Microsoft’s stock is a stable investment to hold in this market. In order for it to be perceived as a growth stock, Microsoft must increase visionary, big-picture thinking in its corporate laboratories. There is much speculation in blog posts and in the financial press that the corporate culture at Microsoft has stifled innovation. This is a shame as MSFT had great ideas years ago. It was into the tablet market and the streaming market but was never able to produce the goods at a price that made them commercially viable. The founder, William Gates, was heavily involved in these innovations and it seems with his retirement from the day to day running of the company that it is content to rest on its laurels of software design and engineering for home and commercial use.

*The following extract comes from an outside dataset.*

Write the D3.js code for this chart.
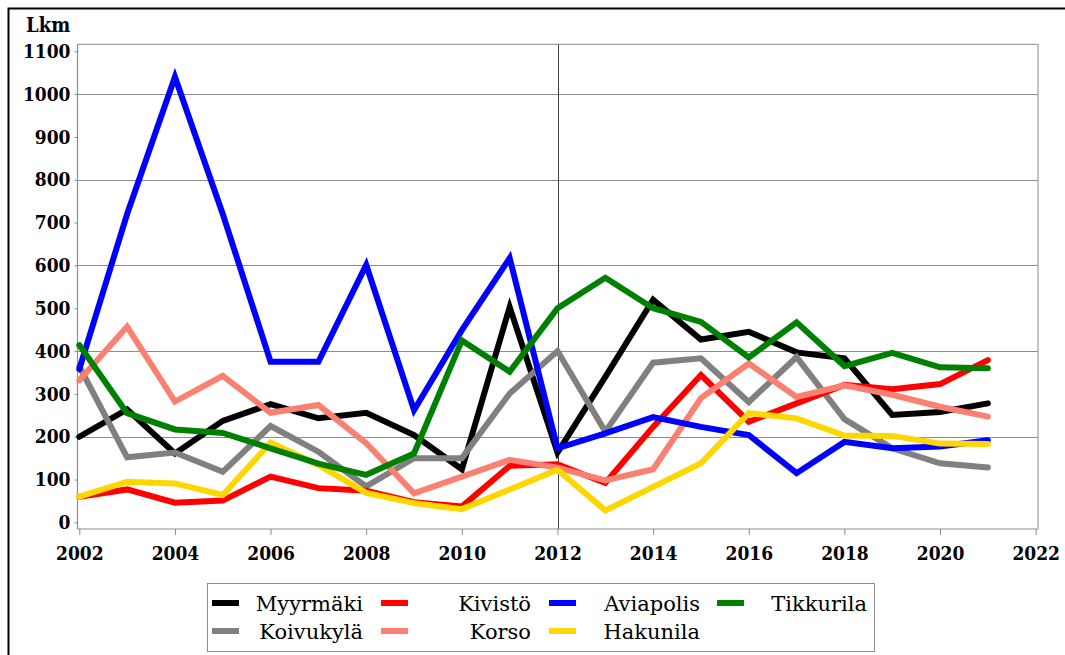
<!DOCTYPE html>
<html><head><meta charset="utf-8">
<script src="https://cdn.jsdelivr.net/npm/d3@7"></script>
<style>
html,body{margin:0;padding:0;background:#fff;overflow:hidden;}
</style></head><body>
<svg id="c" width="1065" height="655"></svg>
<script>
const years = [2002,2003,2004,2005,2006,2007,2008,2009,2010,2011,2012,2013,2014,2015,2016,2017,2018,2019,2020,2021];
const myyrmaki  = [200,264,161,237,276,243,256,204,124,503,163,340,520,427,445,397,383,251,258,278];
const koivukyla = [364,152,163,118,225,165,84,150,150,301,400,212,373,383,281,386,241,173,138,128];
const kivisto   = [60,77,46,51,107,80,74,47,37,132,136,92,223,344,235,278,321,311,323,379];
const korso     = [332,457,282,342,256,274,185,68,107,146,128,98,124,290,371,293,320,298,270,247];
const aviapolis = [358,720,1040,720,375,375,601,262,449,617,173,208,246,223,204,115,188,173,177,192];
const hakunila  = [60,95,91,64,186,134,69,45,31,77,123,28,83,138,255,243,203,202,184,183];
const tikkurila = [414,255,217,209,173,137,111,161,425,352,500,571,500,468,385,467,365,396,362,360];
const seriesNames = ["Myyrmäki","Koivukylä","Kivistö","Korso","Aviapolis","Hakunila","Tikkurila"];
const seriesValues = [myyrmaki,koivukyla,kivisto,korso,aviapolis,hakunila,tikkurila];
const seriesColors = ["#000000","#808080","#ff0000","#fa8072","#0000ff","#ffd700","#008000"];
const yTicks = [0,100,200,300,400,500,600,700,800,900,1000,1100];
const yGrid = [200,400,600,800,1000];
const xTicks = [2002,2004,2006,2008,2010,2012,2014,2016,2018,2020,2022];
const markerYear = 2012;
const yTitle = "Lkm";

const boldFont = '"DejaVu Serif Condensed","DejaVu Serif",serif';
const svg = d3.select("#c");
// outer frame
svg.append("rect").attr("x",8.5).attr("y",8.5).attr("width",1200).attr("height",800)
  .attr("fill","none").attr("stroke","#000").attr("stroke-width",2);

const x = d3.scaleLinear().domain([2002,2022]).range([79.3,1035.7]);
const y = d3.scaleLinear().domain([0,1000]).range([522.4,94.1]);
const plotL=77.5, plotR=1038, plotT=44.3, plotB=529;

svg.append("path").attr("d",`M${plotL},${plotT}H${plotR}V${plotB}`)
  .attr("fill","none").attr("stroke","#a0a0a0").attr("stroke-width",1.2);
svg.append("g").selectAll("line").data(yGrid).join("line")
  .attr("x1",plotL).attr("x2",plotR).attr("y1",d=>Math.round(y(d))+0.5).attr("y2",d=>Math.round(y(d))+0.5)
  .attr("stroke","#8c8c8c").attr("stroke-width",1.2);
svg.append("line").attr("x1",Math.round(x(markerYear))+0.5).attr("x2",Math.round(x(markerYear))+0.5)
  .attr("y1",plotT).attr("y2",plotB).attr("stroke","#404040").attr("stroke-width",1);

const yAxis = d3.axisLeft(y).tickValues(yTicks).tickSize(3).tickPadding(4).tickFormat(d3.format("d"));
const gy = svg.append("g").attr("transform",`translate(${plotL},0)`).call(yAxis);
gy.select(".domain").attr("d",`M-0,${plotT}V${plotB}`).attr("stroke","#8c8c8c").attr("stroke-width",1.2);
gy.selectAll(".tick line").attr("stroke","#8c8c8c");
gy.selectAll(".tick text").attr("font-size",19).attr("font-weight","bold").attr("fill","#000")
  .attr("font-family",boldFont).style("font-stretch","condensed");

const xAxis = d3.axisBottom(x).tickValues(xTicks).tickSize(6).tickPadding(12).tickFormat(d3.format("d"));
const gx = svg.append("g").attr("transform",`translate(0,${plotB})`).call(xAxis);
gx.select(".domain").attr("d",`M${plotL},0H${plotR}`).attr("stroke","#8c8c8c").attr("stroke-width",1.2);
gx.selectAll(".tick line").attr("stroke","#8c8c8c");
gx.selectAll(".tick text").attr("font-size",19).attr("font-weight","bold").attr("fill","#000")
  .attr("font-family",boldFont).style("font-stretch","condensed");

svg.append("text").attr("x",26).attr("y",32).attr("font-size",20).attr("font-weight","bold")
  .attr("font-family",boldFont).style("font-stretch","condensed").text(yTitle);

const line = d3.line().x((d,i)=>x(years[i])).y(d=>y(d));
seriesValues.forEach((vals,k)=>{
  svg.append("path").datum(vals).attr("d",line).attr("fill","none")
    .attr("stroke",seriesColors[k]).attr("stroke-width",6)
    .attr("stroke-linejoin","miter").attr("stroke-miterlimit",10).attr("stroke-linecap","round");
});

svg.append("rect").attr("x",207.5).attr("y",583.5).attr("width",667).attr("height",68)
  .attr("fill","#fff").attr("stroke","#8c8c8c").attr("stroke-width",1);
const colSwatch=[212,381,549,717], colTextEnd=[363,531,700,867], rowY=[604,632];
seriesNames.forEach((n,k)=>{
  const col=Math.floor(k/2), row=k%2;
  svg.append("rect").attr("x",colSwatch[col]).attr("y",rowY[row]-4).attr("width",27).attr("height",6)
    .attr("fill",seriesColors[k]);
  svg.append("text").attr("x",colTextEnd[col]).attr("y",rowY[row]).attr("dy","0.35em")
    .attr("text-anchor","end").attr("font-size",21).attr("font-family",'"DejaVu Serif",serif').text(n);
});
</script></body></html>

Microsoft has enough cash and minimal debt to hire some great minds dedicated to innovation. While Apple and Google brands thrive, Microsoft remains tired and apparently resigned to become the elder statesman among young, fresh ideas and go-getters. Oracle has the distinction of offering great customer service. While its product offerings may not be as sexy as the ones offered by Apple and Google, Oracle has maintained a loyal customer base through quick, responsive and effective customer service.
Microsoft’s situation is certainly not dire in its current form. It has sizable cash reserves, consistent sales of its existing offerings and will continue to upgrade and refine these offerings. Whether this is the time to spend even more on R&D is questionable, as there is still uncertainty with respect to the possible U.S. recession and the European financial crises has yet to show signs of recovery. Innovation in the current economic and capital markets environments is a really tough call as it is hard to justify huge capital expenditures for un-tried products in times when austerity is viewed as the best quality. Microsoft has found itself in the position of a Goliath and now the mentality of one, too. What is needed, instead is a renewed focus on the ingenuity that brought it to its current position. In other words, Microsoft needs to grow now or it will shrink.
Disclosure: I have no positions in any stocks mentioned, and no plans to initiate any positions within the next 72 hours.